The country continues to suffer from a shortage of dollars. In June, South African Airways announced that 60 million dollars it is due for ticket sales transacted in Zimbabwe had been blocked to the foreign currency crisis. Zimbabwe’s bond notes, surrogate dollars that were created to cope with the lack of currency, have nominal parity with the US dollar but trade at a substantial discount. This has the effect of pushing up prices for goods and services and raises the possibility of an official devaluation of the bond notes. President Mnangagwa remains committed to the previous ZPF position that the country should reintroduce its own currency but only when the budget deficit has been reduced and currency reserves built up.

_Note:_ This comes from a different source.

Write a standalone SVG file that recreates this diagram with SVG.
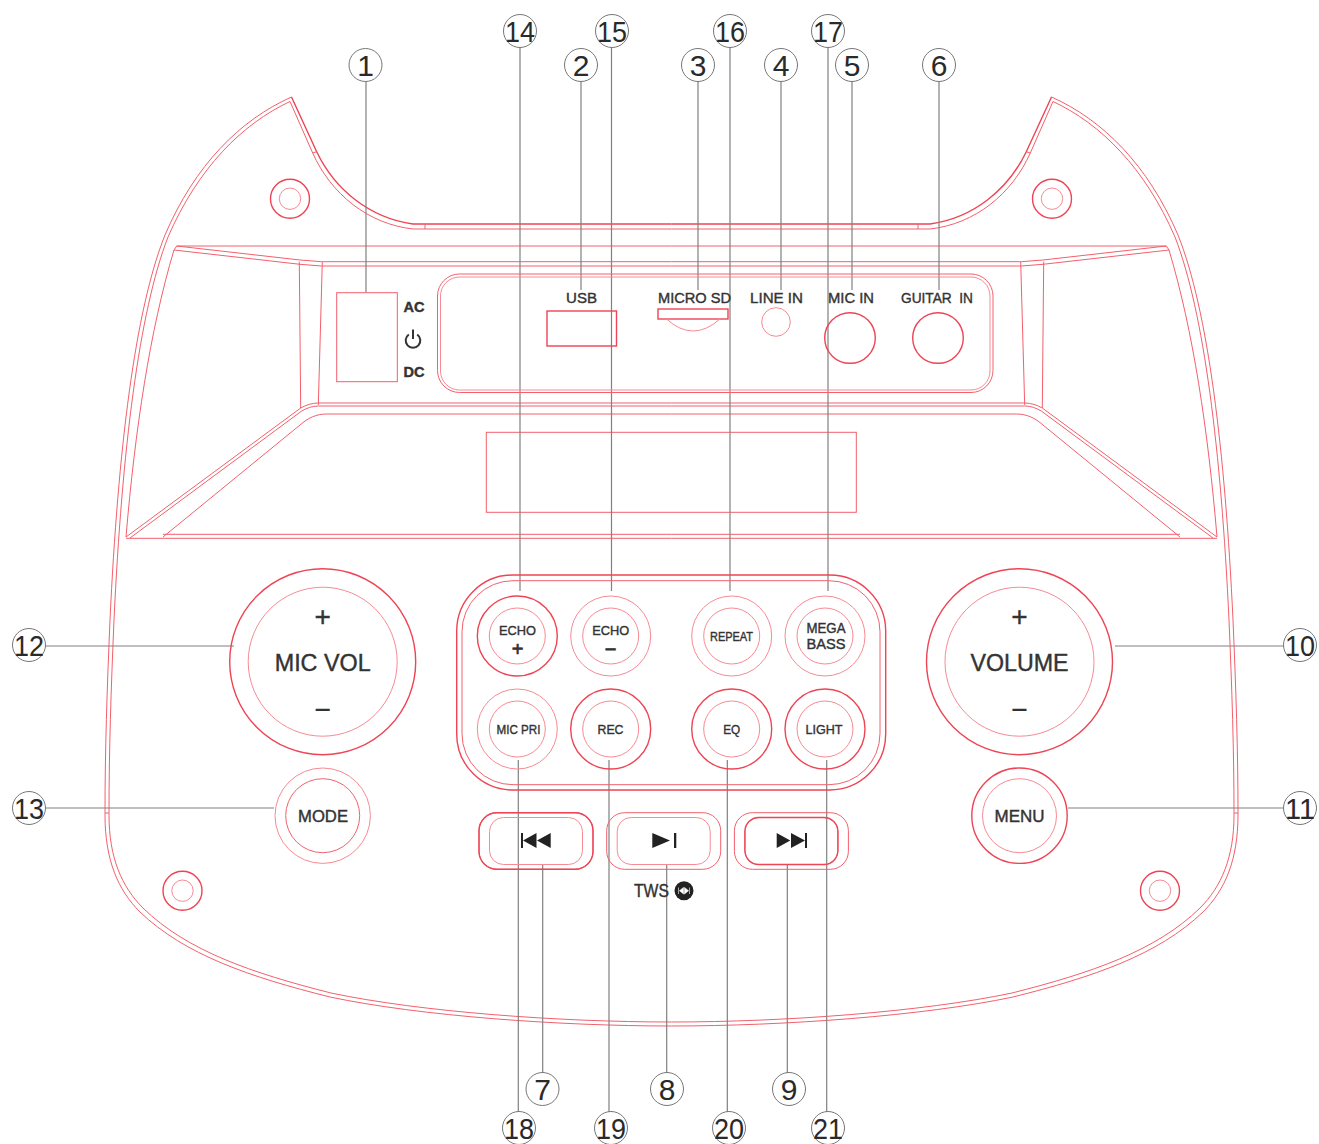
<svg xmlns="http://www.w3.org/2000/svg" width="1319" height="1144" viewBox="0 0 1319 1144">
<style>
.l{fill:none;stroke:#f2606c;stroke-width:1}
.p{fill:none;stroke:#f78a94;stroke-width:1}
.s{fill:none;stroke:#ee4454;stroke-width:1.4}
.c{fill:none;stroke:#808080;stroke-width:1.2}
.n{fill:none;stroke:#777;stroke-width:1}
.num{font-family:"Liberation Sans",Arial,sans-serif;font-size:30px;fill:#2a2a2a;text-anchor:middle}
.t{font-family:"Liberation Sans",Arial,sans-serif;fill:#333;text-anchor:middle;stroke:#333;stroke-width:.4}
.i{fill:#222}
</style>
<defs>
<g id="half">
<path class="l" d="M291.5 97C240 120 195 165 165 235C135 310 118 450 110 620C107 690 105 750 105 815C105 860 118 890 140 912C185 955 250 977 330 997C420 1016 560 1026 671.5 1026"/>
<path class="l" d="M290 101.500C242 124 198 168 168 237C139 312 122 450 114 620C111 690 109 750 109 815C109 858 122 887 143 908C187 951 252 973 331 993C421 1012 560 1022 671.5 1022"/>
<path class="s" d="M291.500 97L316.700 151.700C335 190 370 218 413 224H671.500"/>
<path class="l" d="M290 101.500L312.700 153C331 194 368 224 413 229H671.500M316.700 151.700L312.700 153M425 224V229M105 813H109"/>
<path class="l" d="M176.700 246H671.500M176.700 246L300 260L321.700 261.700H671.500M174 250L176.700 246M174 250L300 264.300L321.700 266H671.500"/>
<path class="l" d="M174 250C150 330 135 430 126 537M299.300 261.700L300.700 408M322.300 262L318.300 405"/>
<path class="l" d="M126 537L300.700 408C306 405 312 403 318.300 403H671.500M130 538L301.700 411C307 408 312 406 318.300 406H671.500M163 537L300 425C308 418 316 414 326.700 414H671.500M126 538.300H671.500M163 534.300H671.500"/>
</g>
<g id="screw"><circle class="s" r="19.500"/><circle class="p" r="10.700"/></g>
<g id="big"><circle class="s" r="93"/><circle class="p" r="74.500"/></g>
<g id="sm"><circle class="p" r="40"/><circle class="p" r="28"/></g>
<g id="sms"><circle class="s" r="40"/><circle class="p" r="28"/></g>
<g id="tb"><rect class="l" x="-57" y="-28.300" width="114" height="56.600" rx="18"/><rect class="p" x="-46.500" y="-23.500" width="93" height="47" rx="14"/></g>
</defs>

<g id="body">
<use href="#half"/>
<use href="#half" transform="translate(1343 0) scale(-1 1)"/>
<rect class="l" x="486.300" y="432.300" width="370" height="80"/>
</g>

<g id="connectors">
<path class="c" d="M366 81V292M581 81V290M698 81V290M781 81V290M852 81V290M939 81V290M520 47V591M611.500 47V591M730 47V591M828 47V591M45 646H234M45 808H274M1115 646H1284M1068 808H1284M542.700 864V1073M666.700 864V1073M787.300 864V1073M518.300 760V1112M609 760V1112M727.300 760V1112M826.700 760V1112"/>
</g>

<g id="screws">
<use href="#screw" x="290" y="198.700"/><use href="#screw" x="1052" y="198.700"/><use href="#screw" x="182.500" y="890.700"/><use href="#screw" x="1160" y="890.700"/>
</g>

<g id="power">
<rect class="l" x="336.700" y="292.700" width="60.600" height="89"/>
<text class="t" x="414" y="312" font-size="15" font-weight="bold" textLength="21" lengthAdjust="spacingAndGlyphs">AC</text>
<path d="M408.800 334.500A7.300 7.300 0 1 0 417.200 334.500M413 329.500V339" fill="none" stroke="#333" stroke-width="2"/>
<text class="t" x="414" y="376.700" font-size="15" font-weight="bold" textLength="21" lengthAdjust="spacingAndGlyphs">DC</text>
</g>

<g id="ports">
<rect class="l" x="437.500" y="274" width="555.500" height="118.500" rx="22"/>
<rect class="p" x="440.500" y="277" width="549.500" height="113" rx="19"/>
<rect class="s" x="547" y="311" width="69.500" height="35"/>
<text class="t" x="581.500" y="303" font-size="15" textLength="31" lengthAdjust="spacingAndGlyphs">USB</text>
<rect class="s" x="658" y="309" width="70" height="10"/>
<path class="p" d="M666.500 319Q693 343 720 319"/>
<text class="t" x="694.500" y="303" font-size="15" textLength="73" lengthAdjust="spacingAndGlyphs">MICRO SD</text>
<circle class="p" cx="776" cy="322" r="14.300"/>
<text class="t" x="776.500" y="303" font-size="15" textLength="53" lengthAdjust="spacingAndGlyphs">LINE IN</text>
<circle class="s" cx="850" cy="338" r="25.300"/>
<text class="t" x="851" y="303" font-size="15" textLength="46" lengthAdjust="spacingAndGlyphs">MIC IN</text>
<circle class="s" cx="938" cy="338" r="25.300"/>
<text class="t" x="937" y="303" font-size="15" textLength="72" lengthAdjust="spacingAndGlyphs" xml:space="preserve">GUITAR  IN</text>
</g>

<g id="mic-vol">
<use href="#big" x="322.700" y="661.700"/>
<text class="t" x="322.700" y="626" font-size="28">+</text>
<text class="t" x="322.700" y="670.700" font-size="24" textLength="96" lengthAdjust="spacingAndGlyphs">MIC VOL</text>
<text class="t" x="322.700" y="719" font-size="28">−</text>
</g>
<g id="volume">
<use href="#big" x="1019.500" y="661.700"/>
<text class="t" x="1019.500" y="626" font-size="28">+</text>
<text class="t" x="1019.500" y="670.700" font-size="24" textLength="98" lengthAdjust="spacingAndGlyphs">VOLUME</text>
<text class="t" x="1019.500" y="719" font-size="28">−</text>
</g>
<g id="mode">
<circle class="p" cx="322.700" cy="815.700" r="47.700"/><circle class="l" cx="322.700" cy="815.700" r="37"/>
<text class="t" x="323" y="821.700" font-size="17" textLength="50" lengthAdjust="spacingAndGlyphs">MODE</text>
</g>
<g id="menu">
<circle class="s" cx="1019.500" cy="815.700" r="47.700"/><circle class="p" cx="1019.500" cy="815.700" r="37"/>
<text class="t" x="1019.500" y="821.700" font-size="17" textLength="50" lengthAdjust="spacingAndGlyphs">MENU</text>
</g>

<g id="button-panel">
<rect class="s" x="456.700" y="575" width="429" height="215" rx="56"/>
<rect class="l" x="462" y="580.700" width="418" height="204" rx="51"/>
</g>
<g id="echo-plus"><use href="#sms" x="517.300" y="636"/>
<text class="t" x="517.500" y="635" font-size="13.500" textLength="37" lengthAdjust="spacingAndGlyphs">ECHO</text>
<text class="t" x="517.500" y="656" font-size="20" stroke-width=".7" style="stroke-width:.7">+</text></g>
<g id="echo-minus"><use href="#sm" x="610.700" y="636"/>
<text class="t" x="610.700" y="635" font-size="13.500" textLength="37" lengthAdjust="spacingAndGlyphs">ECHO</text>
<text class="t" x="610.500" y="656" font-size="20" style="stroke-width:.7">−</text></g>
<g id="repeat"><use href="#sm" x="731.700" y="636"/>
<text class="t" x="731.500" y="641" font-size="13.500" textLength="43" lengthAdjust="spacingAndGlyphs">REPEAT</text></g>
<g id="mega-bass"><use href="#sm" x="825" y="636"/>
<text class="t" x="826" y="633" font-size="14" textLength="39" lengthAdjust="spacingAndGlyphs">MEGA</text>
<text class="t" x="826" y="648.700" font-size="14" textLength="39" lengthAdjust="spacingAndGlyphs">BASS</text></g>
<g id="mic-pri"><use href="#sm" x="517.300" y="729"/>
<text class="t" x="518.500" y="734.300" font-size="13.500" textLength="44" lengthAdjust="spacingAndGlyphs">MIC PRI</text></g>
<g id="rec"><use href="#sms" x="610.700" y="729"/>
<text class="t" x="610.500" y="734.300" font-size="13.500" textLength="26" lengthAdjust="spacingAndGlyphs">REC</text></g>
<g id="eq"><use href="#sms" x="731.700" y="729"/>
<text class="t" x="731.700" y="734.300" font-size="13.500" textLength="17" lengthAdjust="spacingAndGlyphs">EQ</text></g>
<g id="light"><use href="#sms" x="825" y="729"/>
<text class="t" x="824" y="734.300" font-size="13.500" textLength="37" lengthAdjust="spacingAndGlyphs">LIGHT</text></g>

<g id="prev"><use href="#tb" x="536" y="841"/>
<rect class="s" x="479" y="812.700" width="114" height="56.600" rx="18"/>
<path class="i" d="M521 833H523V848H521ZM523 840.500L536.500 833V848ZM537 840.500L550.700 833V848Z"/></g>
<g id="play"><use href="#tb" x="663.700" y="841"/>
<path class="i" d="M652.300 833L670 840.500L652.300 848ZM674 833H676.300V848H674Z"/></g>
<g id="next"><use href="#tb" x="791.400" y="841"/>
<rect class="s" x="744.900" y="817.500" width="93" height="47" rx="14"/>
<path class="i" d="M776.700 833L790.300 840.500L776.700 848ZM791 833L805 840.500L791 848ZM805 833H807V848H805Z"/></g>
<g id="tws">
<text class="t" x="651.500" y="897" font-size="18" textLength="35" lengthAdjust="spacingAndGlyphs">TWS</text>
<circle cx="684" cy="890.700" r="9.500" fill="#222"/>
<path d="M678.500 887.500V894M679.500 890.700L683.500 887.500V894ZM689.500 887.500V894M688.500 890.700L684.500 887.500V894Z" fill="#fff" stroke="#fff" stroke-width=".6"/>
</g>

<g id="n1"><circle class="n" cx="365.500" cy="65" r="16.500"/><text class="num" x="365.500" y="76">1</text></g>
<g id="n2"><circle class="n" cx="581" cy="65" r="16.500"/><text class="num" x="581" y="76">2</text></g>
<g id="n3"><circle class="n" cx="698" cy="65" r="16.500"/><text class="num" x="698" y="76">3</text></g>
<g id="n4"><circle class="n" cx="781" cy="65" r="16.500"/><text class="num" x="781" y="76">4</text></g>
<g id="n5"><circle class="n" cx="852" cy="65" r="16.500"/><text class="num" x="852" y="76">5</text></g>
<g id="n6"><circle class="n" cx="939" cy="65" r="16.500"/><text class="num" x="939" y="76">6</text></g>
<g id="n7"><circle class="n" cx="542.500" cy="1089" r="16.500"/><text class="num" x="542.500" y="1100">7</text></g>
<g id="n8"><circle class="n" cx="667" cy="1089" r="16.500"/><text class="num" x="667" y="1100">8</text></g>
<g id="n9"><circle class="n" cx="789" cy="1089" r="16.500"/><text class="num" x="789" y="1100">9</text></g>
<g id="n10"><circle class="n" cx="1300" cy="645" r="16.500"/><text class="num" x="1300" y="656" textLength="30" lengthAdjust="spacingAndGlyphs">10</text></g>
<g id="n11"><circle class="n" cx="1300" cy="808" r="16.500"/><text class="num" x="1300" y="819" textLength="30" lengthAdjust="spacingAndGlyphs">11</text></g>
<g id="n12"><circle class="n" cx="29" cy="645" r="16.500"/><text class="num" x="29" y="656" textLength="30" lengthAdjust="spacingAndGlyphs">12</text></g>
<g id="n13"><circle class="n" cx="29" cy="808" r="16.500"/><text class="num" x="29" y="819" textLength="30" lengthAdjust="spacingAndGlyphs">13</text></g>
<g id="n14"><circle class="n" cx="520" cy="31" r="16.500"/><text class="num" x="520" y="42" textLength="30" lengthAdjust="spacingAndGlyphs">14</text></g>
<g id="n15"><circle class="n" cx="612" cy="31" r="16.500"/><text class="num" x="612" y="42" textLength="30" lengthAdjust="spacingAndGlyphs">15</text></g>
<g id="n16"><circle class="n" cx="730" cy="31" r="16.500"/><text class="num" x="730" y="42" textLength="30" lengthAdjust="spacingAndGlyphs">16</text></g>
<g id="n17"><circle class="n" cx="828" cy="31" r="16.500"/><text class="num" x="828" y="42" textLength="30" lengthAdjust="spacingAndGlyphs">17</text></g>
<g id="n18"><circle class="n" cx="519" cy="1128" r="16.500"/><text class="num" x="519" y="1139" textLength="30" lengthAdjust="spacingAndGlyphs">18</text></g>
<g id="n19"><circle class="n" cx="611" cy="1128" r="16.500"/><text class="num" x="611" y="1139" textLength="30" lengthAdjust="spacingAndGlyphs">19</text></g>
<g id="n20"><circle class="n" cx="729" cy="1128" r="16.500"/><text class="num" x="729" y="1139" textLength="30" lengthAdjust="spacingAndGlyphs">20</text></g>
<g id="n21"><circle class="n" cx="828" cy="1128" r="16.500"/><text class="num" x="828" y="1139" textLength="30" lengthAdjust="spacingAndGlyphs">21</text></g>
</svg>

By mid-2018, Zimbabwe’s public debt was over 13 billion dollars, equivalent to almost 80% of GDP, and appears likely to be closer to 14.5 billion by the end of the year. Approximately two-thirds is external debt, of which 70% is in arrears including 645 million dollars to the African Development Bank and two billion dollars to the World Bank. Reducing the debt burden will require a degree of sustained fiscal consolidation that will be very hard for a party whose support has come largely from spending 90% of government revenue on public sector wages. Finance minister Patrick Chinamasa has indicated planned cuts in the 2018 budget, including eliminating a handful of ministries, schemes to encourage civil servants to take voluntary retirement, and ending some of Mugabe’s most brazen patronage schemes. However, there was little sign of progress on these before the election and the result is unlikely to provide the government with the political courage needed for radical reform. In these circumstances, a large measure of debt forgiveness is probably a prerequisite for Zimbabwe’s economic recovery. However, the terms of this usually include a track record of good performance in economic adjustment programmes, and it will be difficult for Zimbabwe to comply with this.